Python IPC - Twisted, RabbitMQ,


I want to create 2 applications in Python which should communicate with each other. One of these application should behave like a server and the second should be the GUI of a client. They could be run on the same system(on the same machine) or remotely and on different devices.

I want to ask you, which technology should I use - an AMQP messaging (like RabbitMQ), Twisted like server (or Tornado) or ZeroMQ and connect applications to it. In the future I would like to have some kind of authentication etc.

I have read really lot of questions and articles (like this one: Why do we need to use rabbitmq), and a lot of people are telling "rabbitmq and twisted are different". I know they are. I really love to know the differences and why one of these solutions will be superior than the other in this case.

EDIT: I want to use it with following requirements:

  1. There will be more than 1 user connected at a time - I think there will be 1 - 10 users connected to the same program and they would work collaboratively
  2. The data send are "messages" telling what user did - something like remote calls (but don't focus on that, because the GUIS can be written in different languages, so the messages will be something like json informations).
  3. The system should allow for collaborative work - so it should be as interactive as possible. (data will be send all the time when user something types or performs some action).

Additional I would love to hear why one solution would be better than the other not only in this particular case.


Solution

  • Twisted is used to solve the C10k networking problem by giving you asynchronous networking through the Reactor Pattern. Its also convenient because it provides a nice concurrency abstraction as threading/concurrency in Python is not as easy as say Erlang. Consequently some people use Twisted to dispatch work tasks but thats not what it is designed for.

    RabbitMQ is based on the message queue pattern. Its all about reliable message passing and is not about networking. I stress the reliable part as there are many different asynchronous networking frameworks (Vert.x for example) that provide message passing (also known as pub/sub).

    More often than not most people combine the two patterns together to create a "message bus" that will work with a variety of networking needs with out unnecessary network blocking and for great integration and scalability.

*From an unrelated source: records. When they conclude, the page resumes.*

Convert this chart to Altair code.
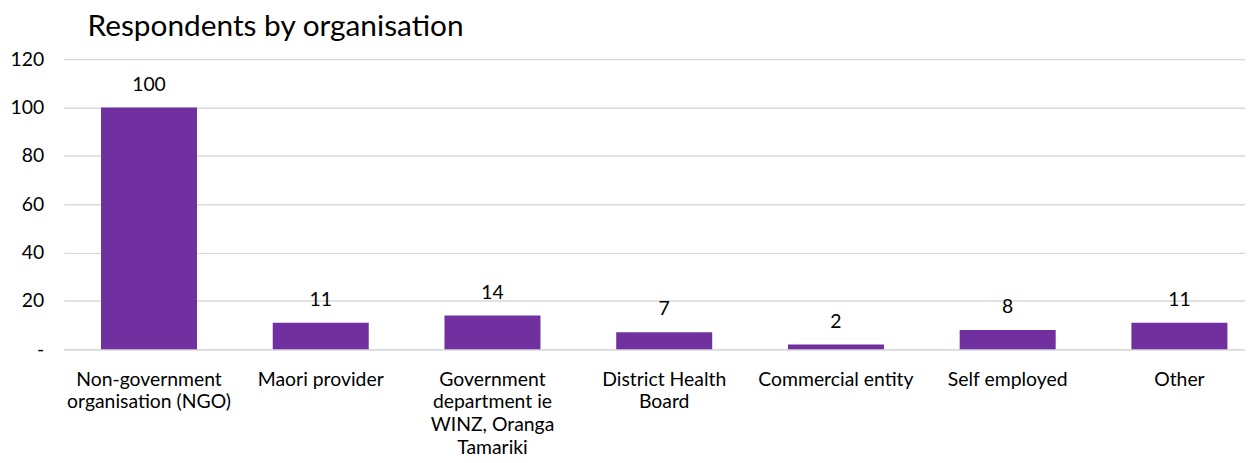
import altair as alt
import pandas as pd
import json

categories = [
    "Non-government organisation (NGO)",
    "Maori provider",
    "Government department ie WINZ, Oranga Tamariki",
    "District Health Board",
    "Commercial entity",
    "Self employed",
    "Other",
]
counts = [100, 11, 14, 7, 2, 8, 11]
wrapped_labels = [
    ["Non-government", "organisation (NGO)"],
    ["Maori provider"],
    ["Government", "department ie", "WINZ, Oranga", "Tamariki"],
    ["District Health", "Board"],
    ["Commercial entity"],
    ["Self employed"],
    ["Other"],
]
y_ticks = [0, 20, 40, 60, 80, 100, 120]

df = pd.DataFrame({"org": categories, "count": counts})
label_map = json.dumps(dict(zip(categories, wrapped_labels)))

FONT = "Lato"
TXT = "#000000"
FS = 19.5

base = alt.Chart(df).encode(
    x=alt.X(
        "org:N",
        sort=categories,
        title=None,
        scale=alt.Scale(paddingInner=0.441, paddingOuter=0.16, align=0.68),
        axis=alt.Axis(
            labelAngle=0,
            labelExpr=f"{label_map}[datum.label]",
            labelFont=FONT,
            labelFontSize=FS,
            labelColor=TXT,
            labelPadding=21,
            labelLineHeight=23,
            labelBaseline="top",
            labelLimit=300,
            ticks=False,
            domainColor="#d9d9d9",
            domainWidth=1.5,
            grid=False,
        ),
    ),
    y=alt.Y(
        "count:Q",
        title=None,
        scale=alt.Scale(domain=[0, 120], nice=False),
        axis=alt.Axis(
            values=y_ticks,
            labelExpr="datum.value == 0 ? '-' : datum.label",
            labelFont=FONT,
            labelFontSize=FS,
            labelColor=TXT,
            labelPadding=20,
            ticks=False,
            domain=False,
            gridColor="#d9d9d9",
            gridWidth=1.5,
        ),
    ),
)

bars = base.mark_bar(color="#7030A0")
labels = base.mark_text(
    dy=-13, baseline="bottom", font=FONT, fontSize=FS, color=TXT
).encode(text="count:Q")

chart = (
    (bars + labels)
    .properties(
        width=1189,
        height=292,
        autosize=alt.AutoSizeParams(type="none"),
        padding={"left": 56, "top": 50, "right": 0, "bottom": 110},
        title=alt.TitleParams(
            "Respondents by organisation",
            anchor="start",
            frame="group",
            dx=24,
            offset=7,
            font=FONT,
            fontSize=30,
            fontWeight="normal",
            color=TXT,
        ),
    )
    .configure_view(stroke=None)
)

chart.save("out.html", embed_options={"renderer": "svg", "actions": False})
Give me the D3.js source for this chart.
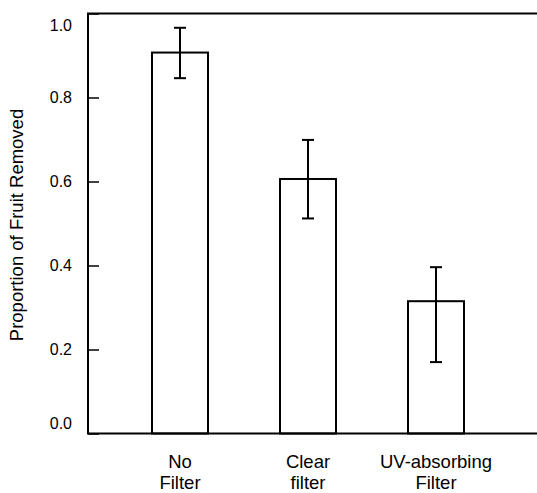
<!DOCTYPE html>
<html lang="en">
  <head>
    <meta charset="UTF-8">
    <title>Proportion of Fruit Removed</title>
    <script src="https://d3js.org/d3.v7.min.js"></script>
    <style>
      body { margin: 0; background: white; }
      text { font-family: "Liberation Sans", Arial, sans-serif; fill: black; }
    </style>
  </head>
  <body>
    <script>
      // values
      var categories = ["No|Filter", "Clear|filter", "UV-absorbing|Filter"];
      var means = [0.907, 0.606, 0.315];
      var upper = [0.966, 0.699, 0.396];
      var lower = [0.846, 0.512, 0.170];
      var yTicks = [0.0, 0.2, 0.4, 0.6, 0.8, 1.0];

      var width = 537, height = 493;
      var margin = { top: 13.5, left: 88, bottom: 59.5 };
      var plotH = height - margin.top - margin.bottom;

      var svg = d3.select("body").append("svg")
        .attr("width", width)
        .attr("height", height);

      var g = svg.append("g")
        .attr("transform", `translate(${margin.left},${margin.top})`);

      var data = categories.map((c, i) => ({ cat: c, mean: means[i], hi: upper[i], lo: lower[i] }));

      var x = d3.scaleBand()
        .domain(categories)
        .range([80 - margin.left, 536 - margin.left])
        .paddingInner(0.5625)
        .paddingOuter(0.5625);

      var y = d3.scaleLinear()
        .domain([0, 1])
        .range([plotH, 0]);

      // y axis, ticks pointing inward
      var yAxis = g.append("g")
        .call(d3.axisLeft(y).tickValues(yTicks).tickFormat(d3.format(".1f"))
          .tickSizeInner(-11).tickSizeOuter(0).tickPadding(16));
      yAxis.select(".domain").remove();
      yAxis.selectAll(".tick line").attr("stroke", "black").attr("stroke-width", 1.5);
      yAxis.selectAll(".tick text")
        .style("font-size", "16px")
        .attr("dy", d => d === 0 ? "-0.34em" : d === 1 ? "1.05em" : "0.32em");

      // bars
      g.selectAll("rect.bar")
        .data(data)
        .enter().append("rect")
        .attr("class", "bar")
        .attr("x", d => x(d.cat))
        .attr("y", d => y(d.mean))
        .attr("width", x.bandwidth())
        .attr("height", d => plotH - y(d.mean))
        .attr("fill", "white")
        .attr("stroke", "black")
        .attr("stroke-width", 2);

      // error bars
      var cap = 6;
      var err = g.selectAll("g.err")
        .data(data)
        .enter().append("g")
        .attr("class", "err")
        .attr("stroke", "black")
        .attr("stroke-width", 2);
      err.append("line")
        .attr("x1", d => x(d.cat) + x.bandwidth() / 2)
        .attr("x2", d => x(d.cat) + x.bandwidth() / 2)
        .attr("y1", d => y(d.hi))
        .attr("y2", d => y(d.lo));
      err.append("line")
        .attr("x1", d => x(d.cat) + x.bandwidth() / 2 - cap)
        .attr("x2", d => x(d.cat) + x.bandwidth() / 2 + cap)
        .attr("y1", d => y(d.hi))
        .attr("y2", d => y(d.hi));
      err.append("line")
        .attr("x1", d => x(d.cat) + x.bandwidth() / 2 - cap)
        .attr("x2", d => x(d.cat) + x.bandwidth() / 2 + cap)
        .attr("y1", d => y(d.lo))
        .attr("y2", d => y(d.lo));

      // frame: left, top, bottom (open on the right edge)
      g.append("path")
        .attr("d", `M${width - margin.left},0H0V${plotH}H${width - margin.left}`)
        .attr("fill", "none")
        .attr("stroke", "black")
        .attr("stroke-width", 2);

      // category labels, two lines each
      var labels = g.selectAll("text.cat")
        .data(data)
        .enter().append("text")
        .attr("class", "cat")
        .attr("text-anchor", "middle")
        .style("font-size", "18.5px")
        .attr("transform", d => `translate(${x(d.cat) + x.bandwidth() / 2},${468 - margin.top})`);
      labels.selectAll("tspan")
        .data(d => d.cat.split("|"))
        .enter().append("tspan")
        .attr("x", 0)
        .attr("dy", (d, i) => i === 0 ? 0 : 21)
        .text(d => d);

      // y label
      svg.append("text")
        .attr("transform", "translate(23,225) rotate(-90)")
        .attr("text-anchor", "middle")
        .style("font-size", "18.5px")
        .text("Proportion of Fruit Removed");
    </script>
  </body>
</html>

    The reason a "message queue" goes so well with a networking "reactor loop" is that you should not block on the reactor loop so you have to dispatch blocking work to some other process (thread, lwp, separate machine process, queue, etc..). In practice the cleanest way to do this is distributed message passing.

    Based on your requirements it sounds like you should use asynchronous networking if you want the results to show up instantly and scale but you could probably get away with a simple system that just polls given you only have handful of clients. So the question is how many total users (Twisted)? And how reliable do you want the updates to be delivered (RabbitMQ)? Finally do you want your architecture to be language and platform agnostic... maybe you want to use Node.js later (focus on the message queue instead of async networking... ie RabbitMQ). Personally I would take a look at Vert.x which allows you to write in Python.